In Time – La recensione


Il problema di Andrew Niccol quando veste i panni del regista è quello di avere per le mani un soggetto potenzialmente interessante e di riuscirlo a sviluppare nel modo più piatto possibile a livello di sceneggiatura. Se prendiamo Lord of War come eccezione, quanto ho detto potrebbe essere annoverato fra le Leggi della Fisica.
La storia che In Time propone ci trasporta in un futuro non ben precisato ma comunque non troppo lontano, dove il tempo è diventato la più importante moneta di scambio. Le persone possono infatti vivere soltanto un determinato numero di anni, a meno che non acquistino altro tempo e, come da copione, spesso questo viene fatto con ogni mezzo possibile, lecito o illecito che sia.
Al protagonista Will Salas, interpretato da Justin Timberlake accade qualcosa che cambierà per sempre la sua vita: un ricco gli regala più di un secolo di vita prima di suicidarsi e sua madre muore perché non riesce ad arrivare in tempo per ricaricarne la scorta. Addolorato e braccato dalla polizia che lo sospetta di aver derubato e assassinato il suo benefattore, Will diventa un fuggiasco deciso a sovvertire l’ordine della società in cui vive, donando – tra le altre cose –  più tempo a coloro che non possono permettersi di comprarlo.
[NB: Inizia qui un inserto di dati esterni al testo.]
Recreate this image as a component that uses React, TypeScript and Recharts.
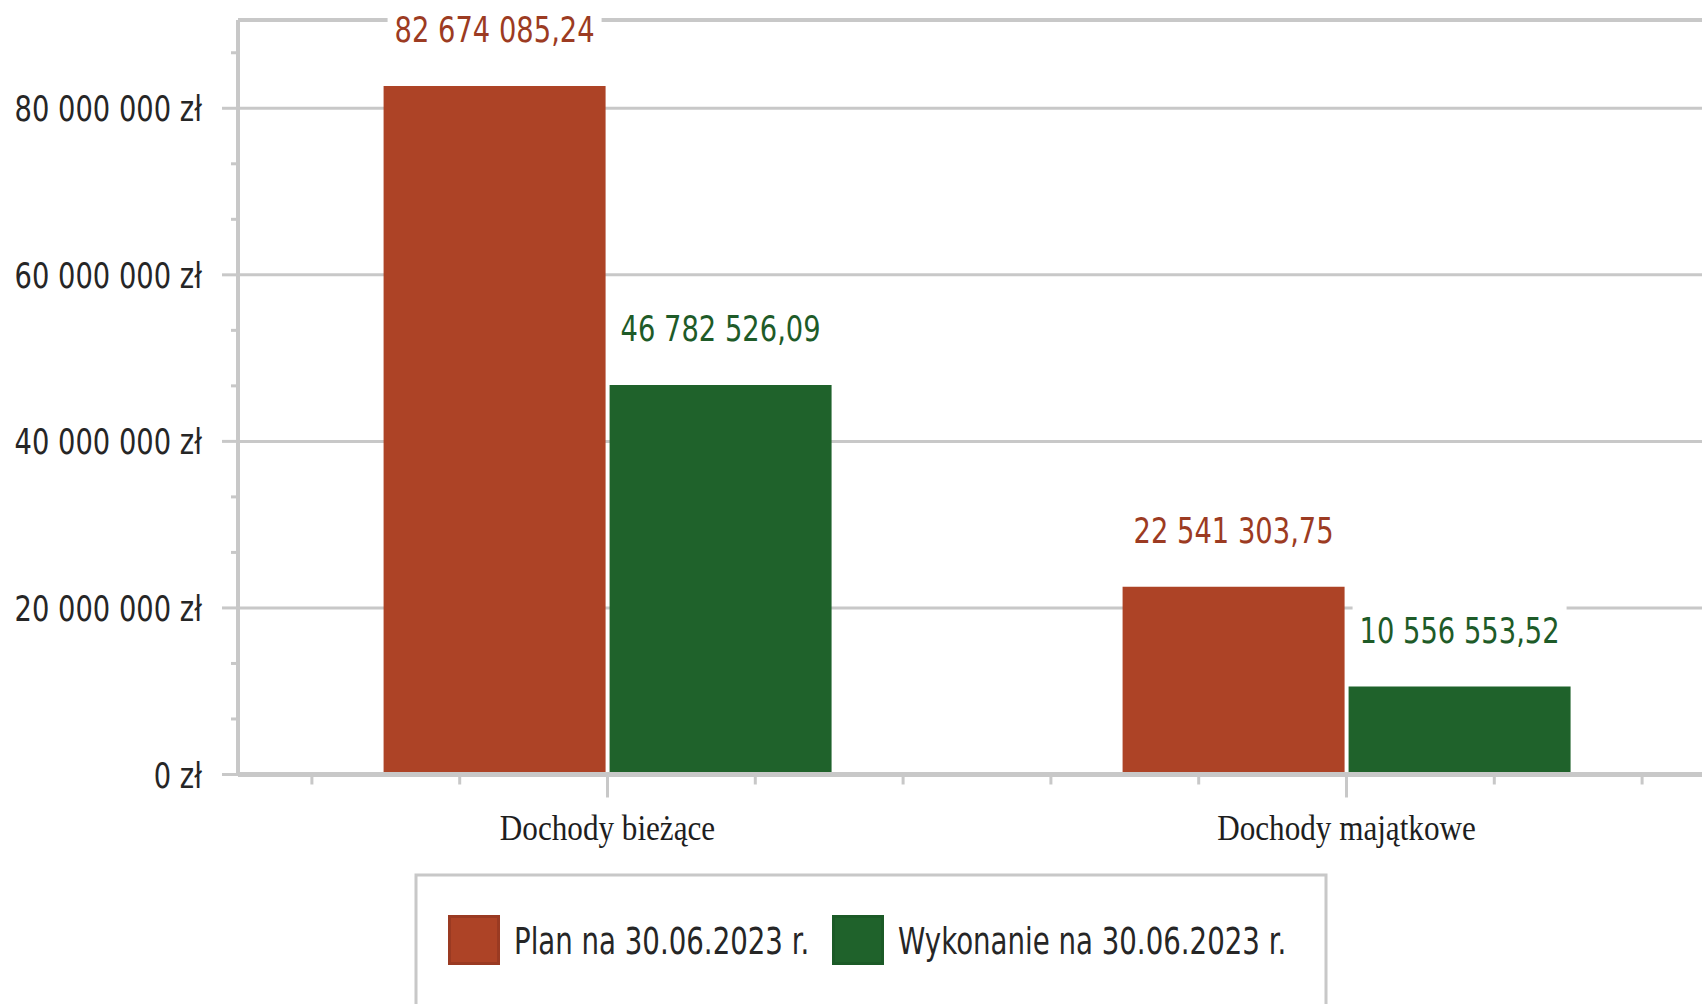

Tutto questo tenterà di farlo insieme all’immancabile bella,  Silvia Weis, interpretata da Amanda Seyfried, che – neanche a dirlo – è la figlia viziata di un magnate del tempo che lui rapisce per sfuggire alla cattura.
Come dicevo in apertura, la trama è potenzialmente interessante ma viene sviluppata in un modo talmente banale che ogni sviluppo, è come se venisse telefonato allo spettatore e scena dopo scena tutte le “ambizioni di buona fantascienza” del regista affondano inesorabilmente in mare di noia e deja-vù.
La cosa che proprio non si riesce a capire è che Niccol come sceneggiatore per altri registi si è dimostrato  geniale – vedi un capolavoro come The Truman Show, per il quale si è guadagnato la nomination all’Oscar – purtroppo i plot che sceglie per portarli egli stesso sul grande schermo sono decisamente deboli e scontati.
In questo caso specifico poi tutta la seconda parte del film risulta meccanica e infarcita di colpi di scena privi di reale tensione narrativa. Se poi Justin Timberlake risulta anche convincente dimostrando una maturazione d’attore sempre più evidente, a crollare totalmente è Amanda Seyfried, stucchevole e con l’espressività paragonabile alla mucca che guarda il treno passare, imprigionata in un ruolo che, ammettiamolo dai, non le offre  alcuna possibilità di colorire un personaggio bidimensionale di partenza.
Il resto del Cast da l’impressione di essere come le patatine durante un Happy Hour, ci devono essere ma la gente non le considera perché tutti preferiscono le tartine, in sostanza è quello che capita alle entrate in scena di Vincent Kartheiser, Johnny Galecki e Olivia Wilde (ok, in questo caso c’è sempre qualcuno che apprezza). Una particolare menzione va fatta a Cillian Murphy, sicuramente il migliore in scena e, purtroppo, talento abbondantemente sprecato nel ruolo del poliziotto troppo ligio al dovere, anche quando una Legge risulterebbe iniqua persino all’Amato Leader.
In Time è uno sci-fi thriller che annoia e delude, da guardare solo se nelle altre sale del vostro cinema passano una rassegna completa de Mio Mini Pony.